Example: Automating Unattached EBS Volume Deletion

import boto3

ec2 = boto3.client('ec2')
volumes = ec2.describe_volumes(Filters=[{'Name': 'status', 'Values': ['available']}])
for volume in volumes['Volumes']:
    ec2.delete_volume(VolumeId=volume['VolumeId'])
    print(f"Deleted unused volume: {volume['VolumeId']}")

4. Multi-Cloud Cost Optimization Using Terraform & Ansible

For organizations operating in multi-cloud environments, Terraform and Ansible can help manage costs across AWS, Azure, and GCP.

  • Terraform: Define infrastructure policies to automatically shut down or scale down resources when not in use.

  • Ansible: Create automation playbooks to schedule and execute cost optimization tasks across cloud platforms.

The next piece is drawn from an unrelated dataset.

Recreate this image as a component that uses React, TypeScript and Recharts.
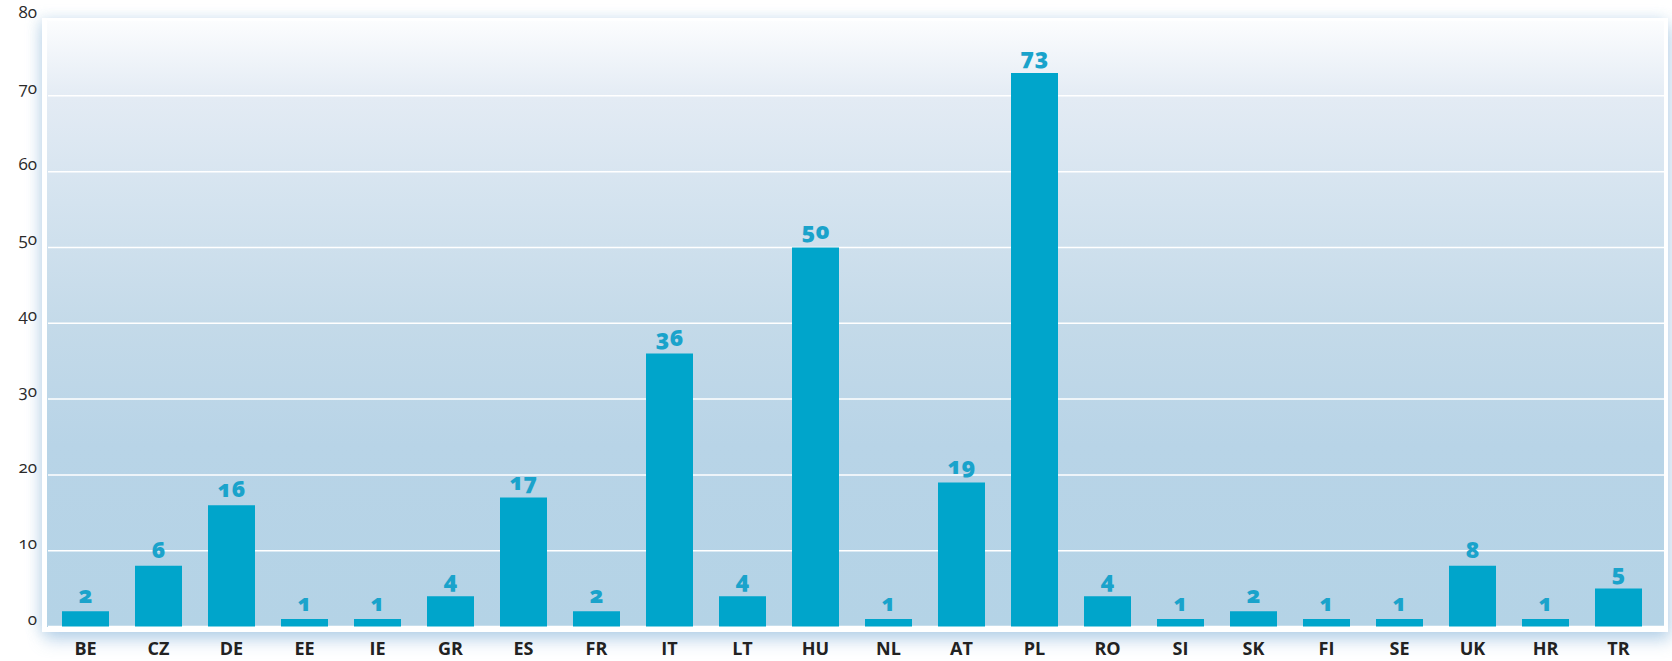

Example: Terraform Policy to Shutdown Idle Azure VMs

resource "azurerm_virtual_machine" "example" {
  name = "test-vm"
  resource_group_name = azurerm_resource_group.example.name
  location = azurerm_resource_group.example.location

  lifecycle {
    prevent_destroy = false  # Allows shutdown when needed
  }
}

Example: Ansible Playbook to Stop Idle GCP Instances

- name: Stop idle GCP instances
  hosts: localhost
  tasks:
    - name: Fetch list of instances
      google.cloud.gcp_compute_instance_info:
        project: "my-gcp-project"
        auth_kind: "serviceaccount"
      register: gcp_instances

    - name: Stop instances with low usage
      google.cloud.gcp_compute_instance:
        name: "{{ item.name }}"
        zone: "{{ item.zone }}"
        state: stopped
        project: "my-gcp-project"
        auth_kind: "serviceaccount"
      loop: "{{ gcp_instances.resources }}"
      when: item.cpu_usage < 5  # Assuming CPU usage metric is available

Conclusion

Cloud cost spikes due to idle resources can be prevented with automation. By leveraging AWS Lambda, Terraform, Ansible, and storage lifecycle policies, businesses can efficiently manage their cloud expenses with minimal manual effort. Implementing automation scripts ensures cost efficiency, governance, security, and optimal cloud performance.

Start automating today and take control of your cloud costs effortlessly!